Um dia morno. Faz calor no meu quarto. Calor mesmo, de o suor
escorrer, com o ventilador fazendo barulho ao fundo. Entediado, zapeando a tv,
com meu velho hábito de ainda passar pela Mtv, na esperança de que eu tenha
entrado sem perceber numa máquina do tempo e acorde em meados dos anos 90, quando
a emissora costumava passar – pasmem – videoclipes, quando ouço uma música
diferente da massa sonora atual, um vocal feminino, cantando versos do tipo: “Não
quero ponta / Eu quero tanto / Te fumar inteiro / Pra ver se chapa”, tudo isso
somado a uma melodia meio psicodélica, meio pop me chamou muita atenção.

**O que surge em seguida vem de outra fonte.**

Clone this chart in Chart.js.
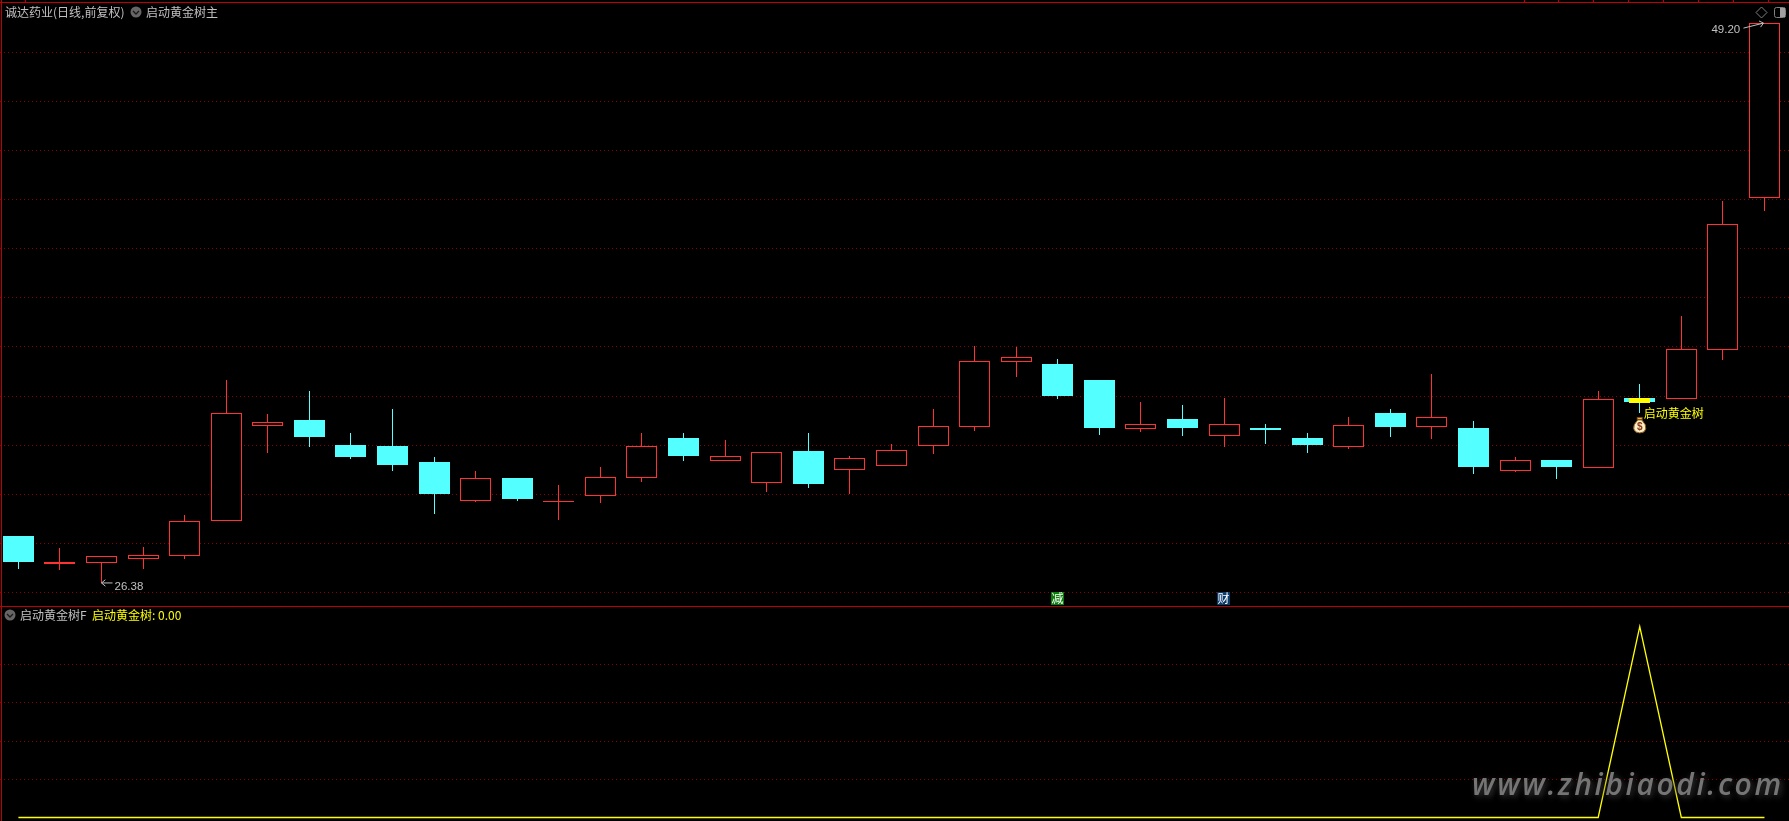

Algum tempo depois fui saber que quem tocava aquela canção
era uma banda numerosa, de 12 integrantes, com o nome curioso de Trupe Chá de
Boldo. Ainda bem que fiquei sabendo disso depois de ouvir a música, pois talvez
só pelo nome e naipe dos integrantes o contato com o grupo poderia ter demorado
mais.
Mais que os Titãs: os membros da Trupe |
As informações biográficas da banda ainda são escassas na
Internet, mas sabe-se que o grupo foi fundado em meados de 2005 em São Paulo
por um grupo de estudantes e já tem dois álbuns lançados, o primeiro intitulado
“Bárbaro”, de 2010 e em 2012, o disco que lhes tem trazido algum destaque “Nave
Manha”.
Emergida de uma cena paulista efervescente que conta ainda
com artistas como Tatá Aeroplano e Tulipa Ruiz, o grupo cresceu demais no
segundo disco, deixando de ser um emaranhado confuso de influências para trazer
a tona um disco com canções tão fortes quanto desleixadas, com produção de
Gustavo Ruiz (irmão de Tulipa), e influências claras de samba, bossa,
tropicalismo e da vanguarda paulista, a banda flui seu som diante desse
caldeirão e entrega um dos discos mais interessantes da música nacional
recente.
Em “Nave Manha”, há elementos que não são facilmente
localizados na MPB atual que anda tão careta e quadrada. Há sacanagem,
sagacidade, há melodias espertas, letras com jogos de palavras, lembrando
Arnaldo Antunes, tudo com texturas sonoras agradáveis e extremamente criativas.
A banda ao vivo |
Em alguns momentos, a semelhança com o Grupo Rumo é notável,
assim como é possível notar na obra de Tulipa Ruiz, ao que parece a nova
geração vem finalmente dando o merecido valor que a época não deu aos membros
mais pop da Vanguarda Paulista.
Quando se fala em novas bandas nacionais já espero o clichê.
Ou são bandas de rock adolescentes falando sobre suas emocionantes jornadas
amorosas no shopping center ou temos artistas MPB, que querem soar como um novo
Caetano Veloso, mas a pretensão desses não os deixa ver como estão sendo
ridículos.
Já com a Trupe é possível ver criatividade a cada canção, sendo
que originalidade num tempo de canções de plástico é muito bem vinda. Ao vê-los
tendo algum reconhecimento através da Mtv e mídias da Internet passo a ter
alguma esperança de ver uma nova cena com artistas que por mais que não sejam
brilhantes, fazem o possível para divertir, sem ofender a inteligência de
ninguém.
Dê o play em “Nave Manha” e deixe a boa vibração te levar.